Posted by Sabrina B. @gametimegirl
The National Football League prodded Toyota Motor Corp to edit a television commercial, removing an image of a helmet-to-helmet tackle at a time when the effects of concussions have come under heavy scrutiny, representatives of both sides said.
The Japanese automaker, one of the largest corporate advertisers, changed the TV ad after the U.S. sports league complained and warned that the spot would not be allowed to air during its highly watched games.
The NFL’s request, a rare occurrence in the advertising world, reflected the sensitivity of the topic within the league and the lengths it will go to to protect its image and position as the country’s most popular sport.
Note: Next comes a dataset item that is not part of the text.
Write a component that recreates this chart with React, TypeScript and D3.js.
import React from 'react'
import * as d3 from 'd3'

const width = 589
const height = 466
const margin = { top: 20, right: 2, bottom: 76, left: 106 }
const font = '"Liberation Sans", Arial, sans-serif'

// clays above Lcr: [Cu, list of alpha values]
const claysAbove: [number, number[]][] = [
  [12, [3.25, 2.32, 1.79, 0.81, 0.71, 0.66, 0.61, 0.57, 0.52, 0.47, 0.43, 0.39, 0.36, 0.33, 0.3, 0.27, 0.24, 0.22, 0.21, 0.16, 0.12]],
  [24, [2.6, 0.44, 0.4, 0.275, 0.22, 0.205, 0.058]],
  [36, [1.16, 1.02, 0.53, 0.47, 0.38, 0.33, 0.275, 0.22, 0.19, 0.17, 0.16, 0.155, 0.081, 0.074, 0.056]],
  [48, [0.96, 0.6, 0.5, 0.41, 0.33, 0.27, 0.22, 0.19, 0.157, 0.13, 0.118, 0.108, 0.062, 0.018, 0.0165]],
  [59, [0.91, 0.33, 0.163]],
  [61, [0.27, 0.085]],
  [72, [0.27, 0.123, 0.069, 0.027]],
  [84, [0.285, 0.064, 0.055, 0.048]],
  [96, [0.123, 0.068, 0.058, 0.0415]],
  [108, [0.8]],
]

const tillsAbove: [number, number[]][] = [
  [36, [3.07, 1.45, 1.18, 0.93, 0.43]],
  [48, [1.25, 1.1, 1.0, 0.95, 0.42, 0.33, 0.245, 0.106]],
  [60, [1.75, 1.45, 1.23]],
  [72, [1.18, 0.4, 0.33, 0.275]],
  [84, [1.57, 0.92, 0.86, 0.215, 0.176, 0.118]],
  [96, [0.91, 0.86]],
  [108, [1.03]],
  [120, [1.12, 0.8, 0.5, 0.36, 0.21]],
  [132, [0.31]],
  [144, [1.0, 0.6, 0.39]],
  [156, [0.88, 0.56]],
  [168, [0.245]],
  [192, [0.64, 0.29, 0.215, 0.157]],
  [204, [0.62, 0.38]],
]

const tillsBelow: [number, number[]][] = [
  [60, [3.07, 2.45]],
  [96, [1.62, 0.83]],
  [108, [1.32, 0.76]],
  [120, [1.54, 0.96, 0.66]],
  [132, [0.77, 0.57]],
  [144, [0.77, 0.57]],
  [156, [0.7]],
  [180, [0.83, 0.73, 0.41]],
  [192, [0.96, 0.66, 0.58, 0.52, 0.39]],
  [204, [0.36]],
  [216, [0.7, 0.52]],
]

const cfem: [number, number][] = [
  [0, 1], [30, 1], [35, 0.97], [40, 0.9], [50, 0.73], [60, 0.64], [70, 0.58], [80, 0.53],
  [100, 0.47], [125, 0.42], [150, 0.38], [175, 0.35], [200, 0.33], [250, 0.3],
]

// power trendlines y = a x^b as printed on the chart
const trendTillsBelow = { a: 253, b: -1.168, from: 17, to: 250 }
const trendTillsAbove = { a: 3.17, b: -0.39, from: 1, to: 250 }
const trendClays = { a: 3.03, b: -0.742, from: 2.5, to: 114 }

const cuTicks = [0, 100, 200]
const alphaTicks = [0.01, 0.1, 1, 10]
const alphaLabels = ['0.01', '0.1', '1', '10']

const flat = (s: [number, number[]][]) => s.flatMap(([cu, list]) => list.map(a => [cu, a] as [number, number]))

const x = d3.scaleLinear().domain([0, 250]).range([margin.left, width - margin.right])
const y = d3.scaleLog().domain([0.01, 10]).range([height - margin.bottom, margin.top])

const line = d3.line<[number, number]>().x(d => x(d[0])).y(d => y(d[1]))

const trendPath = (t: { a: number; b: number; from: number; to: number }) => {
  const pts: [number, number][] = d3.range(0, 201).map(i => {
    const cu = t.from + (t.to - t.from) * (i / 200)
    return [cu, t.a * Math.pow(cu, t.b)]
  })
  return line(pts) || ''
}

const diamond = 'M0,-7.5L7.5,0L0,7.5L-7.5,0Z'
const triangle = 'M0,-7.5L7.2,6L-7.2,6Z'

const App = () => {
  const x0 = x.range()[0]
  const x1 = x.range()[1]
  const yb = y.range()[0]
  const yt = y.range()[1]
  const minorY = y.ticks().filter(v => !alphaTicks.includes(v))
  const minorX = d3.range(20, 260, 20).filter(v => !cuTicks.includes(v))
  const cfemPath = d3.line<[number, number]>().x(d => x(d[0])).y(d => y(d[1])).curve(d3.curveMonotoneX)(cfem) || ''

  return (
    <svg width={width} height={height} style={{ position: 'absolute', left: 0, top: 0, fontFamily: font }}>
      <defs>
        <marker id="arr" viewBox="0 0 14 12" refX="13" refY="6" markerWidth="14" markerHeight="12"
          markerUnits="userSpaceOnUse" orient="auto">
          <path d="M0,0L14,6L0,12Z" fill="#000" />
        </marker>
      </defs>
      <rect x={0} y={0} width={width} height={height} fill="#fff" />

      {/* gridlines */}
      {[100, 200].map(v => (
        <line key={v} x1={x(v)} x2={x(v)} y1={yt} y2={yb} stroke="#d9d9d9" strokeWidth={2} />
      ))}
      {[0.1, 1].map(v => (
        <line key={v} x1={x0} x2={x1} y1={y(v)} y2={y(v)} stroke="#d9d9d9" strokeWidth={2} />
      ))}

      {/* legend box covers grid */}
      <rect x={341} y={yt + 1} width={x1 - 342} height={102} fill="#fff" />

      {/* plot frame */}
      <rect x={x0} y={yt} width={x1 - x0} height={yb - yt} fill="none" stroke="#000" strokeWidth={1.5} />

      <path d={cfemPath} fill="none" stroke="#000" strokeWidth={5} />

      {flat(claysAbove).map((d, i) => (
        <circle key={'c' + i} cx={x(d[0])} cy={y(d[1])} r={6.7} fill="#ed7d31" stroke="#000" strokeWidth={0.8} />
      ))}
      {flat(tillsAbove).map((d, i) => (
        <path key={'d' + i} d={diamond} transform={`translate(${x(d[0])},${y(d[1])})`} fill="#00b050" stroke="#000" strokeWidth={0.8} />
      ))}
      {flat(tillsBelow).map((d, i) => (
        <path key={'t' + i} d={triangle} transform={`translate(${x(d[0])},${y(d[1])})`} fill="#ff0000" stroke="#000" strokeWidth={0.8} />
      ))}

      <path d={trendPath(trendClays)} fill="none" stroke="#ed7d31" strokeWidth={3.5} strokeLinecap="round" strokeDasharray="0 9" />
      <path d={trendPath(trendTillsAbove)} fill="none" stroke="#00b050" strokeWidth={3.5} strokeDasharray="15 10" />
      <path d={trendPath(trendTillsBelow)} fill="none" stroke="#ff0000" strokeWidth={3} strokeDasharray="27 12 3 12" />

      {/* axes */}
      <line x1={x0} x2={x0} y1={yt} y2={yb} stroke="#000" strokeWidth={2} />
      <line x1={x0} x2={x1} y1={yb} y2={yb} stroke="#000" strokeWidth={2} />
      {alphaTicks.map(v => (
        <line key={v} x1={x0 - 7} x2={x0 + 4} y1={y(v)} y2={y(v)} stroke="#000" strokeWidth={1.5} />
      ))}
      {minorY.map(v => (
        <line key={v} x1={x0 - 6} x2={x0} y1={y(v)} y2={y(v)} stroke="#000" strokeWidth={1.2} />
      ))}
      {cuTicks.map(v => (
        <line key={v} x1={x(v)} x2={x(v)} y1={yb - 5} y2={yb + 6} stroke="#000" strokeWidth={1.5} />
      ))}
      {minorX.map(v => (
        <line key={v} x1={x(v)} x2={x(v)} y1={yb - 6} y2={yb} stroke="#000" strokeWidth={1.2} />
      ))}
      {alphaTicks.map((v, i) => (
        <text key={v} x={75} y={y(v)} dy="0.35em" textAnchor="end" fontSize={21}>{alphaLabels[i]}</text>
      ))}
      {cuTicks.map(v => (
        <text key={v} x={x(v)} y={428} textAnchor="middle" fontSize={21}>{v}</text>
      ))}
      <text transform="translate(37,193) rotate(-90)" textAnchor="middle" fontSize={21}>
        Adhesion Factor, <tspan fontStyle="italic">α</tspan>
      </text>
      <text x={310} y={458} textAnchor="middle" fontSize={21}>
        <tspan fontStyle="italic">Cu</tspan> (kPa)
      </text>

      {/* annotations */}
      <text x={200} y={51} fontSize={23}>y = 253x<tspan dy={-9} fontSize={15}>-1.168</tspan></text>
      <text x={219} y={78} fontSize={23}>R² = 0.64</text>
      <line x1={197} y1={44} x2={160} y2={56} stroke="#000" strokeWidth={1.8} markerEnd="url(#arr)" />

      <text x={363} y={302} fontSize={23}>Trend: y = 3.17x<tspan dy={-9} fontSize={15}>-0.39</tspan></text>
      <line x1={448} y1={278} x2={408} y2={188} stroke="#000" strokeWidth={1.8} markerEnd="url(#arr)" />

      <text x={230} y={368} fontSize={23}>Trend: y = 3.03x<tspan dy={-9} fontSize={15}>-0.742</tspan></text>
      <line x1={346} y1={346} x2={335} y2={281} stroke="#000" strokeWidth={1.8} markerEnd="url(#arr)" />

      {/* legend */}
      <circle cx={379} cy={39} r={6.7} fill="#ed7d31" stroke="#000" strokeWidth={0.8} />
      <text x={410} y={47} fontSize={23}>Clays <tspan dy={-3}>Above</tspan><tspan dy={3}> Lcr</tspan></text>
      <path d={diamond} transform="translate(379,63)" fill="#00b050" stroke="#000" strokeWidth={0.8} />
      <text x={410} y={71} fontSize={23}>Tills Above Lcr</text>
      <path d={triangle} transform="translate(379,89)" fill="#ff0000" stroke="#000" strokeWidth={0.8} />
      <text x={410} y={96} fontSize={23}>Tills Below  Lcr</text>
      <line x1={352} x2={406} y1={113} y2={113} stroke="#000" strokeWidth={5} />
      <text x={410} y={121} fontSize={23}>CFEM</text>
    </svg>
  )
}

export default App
With about $9 billion in annual revenue, the NFL would rank somewhere around No. 260 on the Fortune 500 list of America’s largest companies, ahead of such well-known names as online marketplace eBay and upscale department store operator Nordstrom.
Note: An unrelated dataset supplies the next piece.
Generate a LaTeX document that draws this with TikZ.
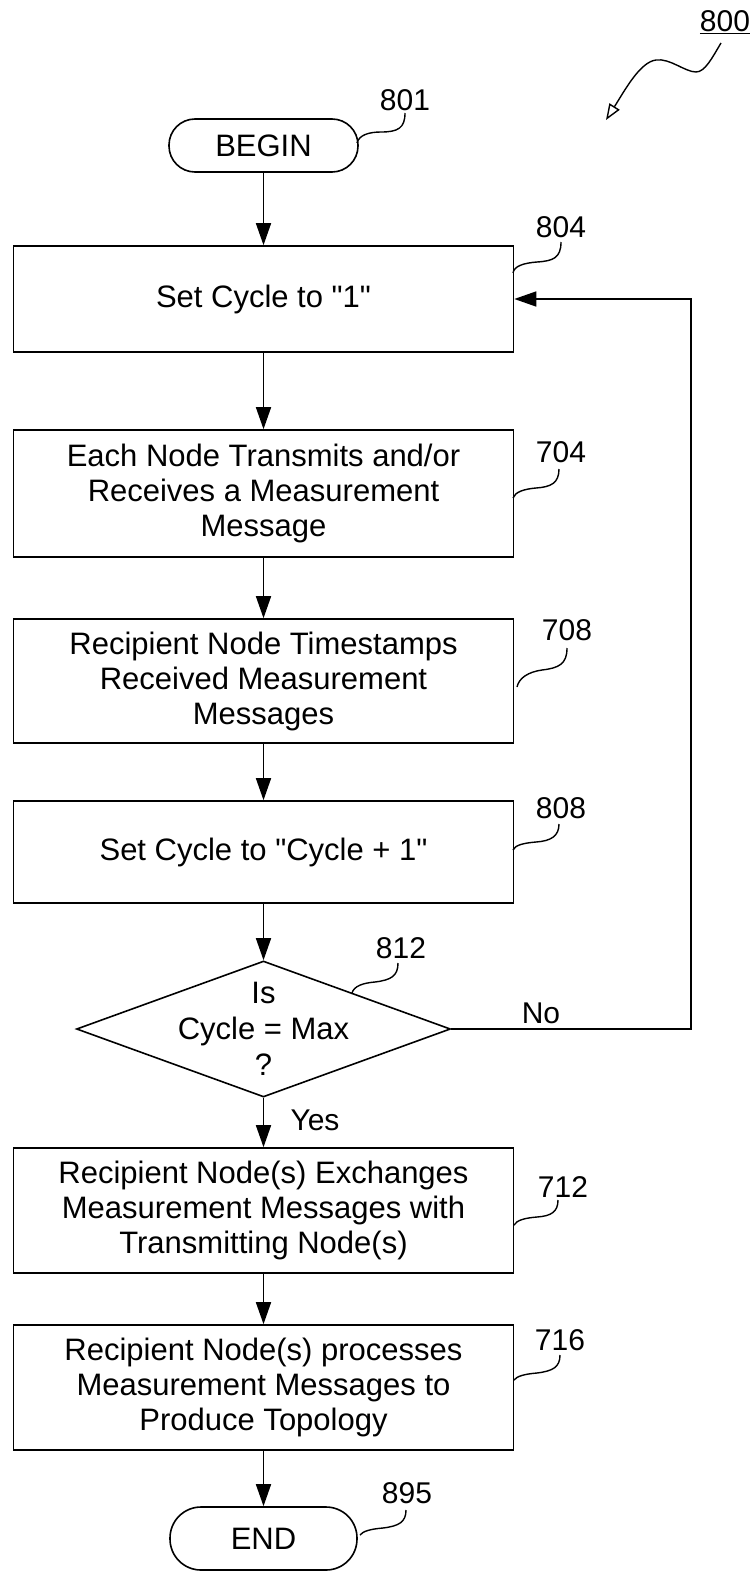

“The NFL saw it on Monday Night Football and the next morning we got the call,” Tim Morrison, corporate marketing communications manager for the Toyota division in the United States, told Reuters. “They weren’t happy.
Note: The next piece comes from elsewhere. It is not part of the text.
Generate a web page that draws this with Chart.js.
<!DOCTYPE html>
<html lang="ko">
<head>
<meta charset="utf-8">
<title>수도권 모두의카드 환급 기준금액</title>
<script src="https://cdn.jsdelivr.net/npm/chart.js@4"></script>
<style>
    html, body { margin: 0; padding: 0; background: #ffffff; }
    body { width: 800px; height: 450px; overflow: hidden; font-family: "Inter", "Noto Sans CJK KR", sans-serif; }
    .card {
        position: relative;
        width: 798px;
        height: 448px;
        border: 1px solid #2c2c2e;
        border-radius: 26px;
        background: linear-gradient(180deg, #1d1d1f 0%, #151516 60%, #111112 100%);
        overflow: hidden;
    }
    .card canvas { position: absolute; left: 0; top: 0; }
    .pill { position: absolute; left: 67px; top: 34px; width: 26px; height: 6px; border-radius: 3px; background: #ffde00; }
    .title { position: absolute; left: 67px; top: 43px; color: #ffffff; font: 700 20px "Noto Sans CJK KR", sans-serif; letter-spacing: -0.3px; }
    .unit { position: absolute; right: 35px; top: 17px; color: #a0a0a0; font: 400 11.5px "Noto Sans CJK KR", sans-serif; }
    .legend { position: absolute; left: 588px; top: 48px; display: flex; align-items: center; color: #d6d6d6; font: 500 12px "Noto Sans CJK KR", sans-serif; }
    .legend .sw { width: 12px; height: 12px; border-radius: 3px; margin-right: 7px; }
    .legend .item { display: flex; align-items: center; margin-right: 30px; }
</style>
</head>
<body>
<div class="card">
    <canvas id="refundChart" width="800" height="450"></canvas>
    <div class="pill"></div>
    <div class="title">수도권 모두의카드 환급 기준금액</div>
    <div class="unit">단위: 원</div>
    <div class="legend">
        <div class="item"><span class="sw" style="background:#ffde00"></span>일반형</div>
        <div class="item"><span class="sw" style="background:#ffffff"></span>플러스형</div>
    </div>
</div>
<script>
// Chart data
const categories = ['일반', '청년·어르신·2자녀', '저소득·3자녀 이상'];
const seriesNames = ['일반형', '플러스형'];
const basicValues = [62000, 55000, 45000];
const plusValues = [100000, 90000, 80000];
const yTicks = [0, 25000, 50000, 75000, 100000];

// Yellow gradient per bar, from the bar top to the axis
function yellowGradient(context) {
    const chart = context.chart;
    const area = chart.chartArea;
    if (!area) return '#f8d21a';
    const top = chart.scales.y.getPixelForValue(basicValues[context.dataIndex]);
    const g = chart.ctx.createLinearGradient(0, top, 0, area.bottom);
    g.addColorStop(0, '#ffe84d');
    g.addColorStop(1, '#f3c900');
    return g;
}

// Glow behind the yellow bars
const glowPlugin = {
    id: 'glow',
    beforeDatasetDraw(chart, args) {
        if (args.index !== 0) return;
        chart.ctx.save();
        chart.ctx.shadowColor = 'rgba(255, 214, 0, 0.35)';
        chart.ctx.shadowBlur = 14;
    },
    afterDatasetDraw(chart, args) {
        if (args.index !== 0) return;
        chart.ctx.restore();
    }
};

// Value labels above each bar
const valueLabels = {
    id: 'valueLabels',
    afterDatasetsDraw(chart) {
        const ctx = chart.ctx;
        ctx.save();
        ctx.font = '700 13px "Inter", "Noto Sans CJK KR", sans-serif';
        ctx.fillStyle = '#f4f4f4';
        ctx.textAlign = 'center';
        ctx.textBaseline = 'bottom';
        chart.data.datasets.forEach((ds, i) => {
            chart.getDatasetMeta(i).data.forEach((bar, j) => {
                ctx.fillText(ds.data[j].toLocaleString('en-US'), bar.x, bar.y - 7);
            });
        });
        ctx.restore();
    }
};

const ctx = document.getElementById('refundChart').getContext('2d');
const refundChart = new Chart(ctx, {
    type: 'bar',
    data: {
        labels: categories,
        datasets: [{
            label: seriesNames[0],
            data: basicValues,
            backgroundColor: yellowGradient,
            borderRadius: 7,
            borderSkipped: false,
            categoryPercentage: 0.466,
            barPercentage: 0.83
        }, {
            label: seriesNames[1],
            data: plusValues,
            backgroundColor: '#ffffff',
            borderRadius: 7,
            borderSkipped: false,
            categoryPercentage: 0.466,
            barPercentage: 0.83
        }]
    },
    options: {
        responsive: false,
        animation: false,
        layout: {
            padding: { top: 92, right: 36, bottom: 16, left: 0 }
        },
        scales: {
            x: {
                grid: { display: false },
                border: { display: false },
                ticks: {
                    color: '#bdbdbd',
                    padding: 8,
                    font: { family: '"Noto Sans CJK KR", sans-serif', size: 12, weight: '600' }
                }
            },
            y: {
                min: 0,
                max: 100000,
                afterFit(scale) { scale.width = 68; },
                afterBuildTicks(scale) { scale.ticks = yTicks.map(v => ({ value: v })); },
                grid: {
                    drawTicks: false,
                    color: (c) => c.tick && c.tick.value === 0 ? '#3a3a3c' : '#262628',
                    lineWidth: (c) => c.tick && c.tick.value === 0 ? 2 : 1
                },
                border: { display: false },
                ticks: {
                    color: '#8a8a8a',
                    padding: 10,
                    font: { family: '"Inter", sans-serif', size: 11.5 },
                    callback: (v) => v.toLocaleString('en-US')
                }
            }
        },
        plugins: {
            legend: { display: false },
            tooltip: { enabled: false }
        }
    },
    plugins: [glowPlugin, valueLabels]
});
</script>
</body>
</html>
“I’m sure if they’d had their druthers, we’d have pulled the spot,” he added. “We weren’t pulling the spot. We couldn’t. But we never intended the spot to irritate the NFL.”
In the ad, as images of football players and brain scans flash by, Wake Forest University professors discuss the potential use of Toyota technology to help to understand and prevent brain injuries.
Viewers did not connect the tackling with the NFL, but the commercial was re-edited to remove the offending image despite grumbling by some at the automaker, Morrison said. The ad remains in rotation.
“It was just ‘please, don’t show it,’ so we just tweaked it and took the image out,” he said.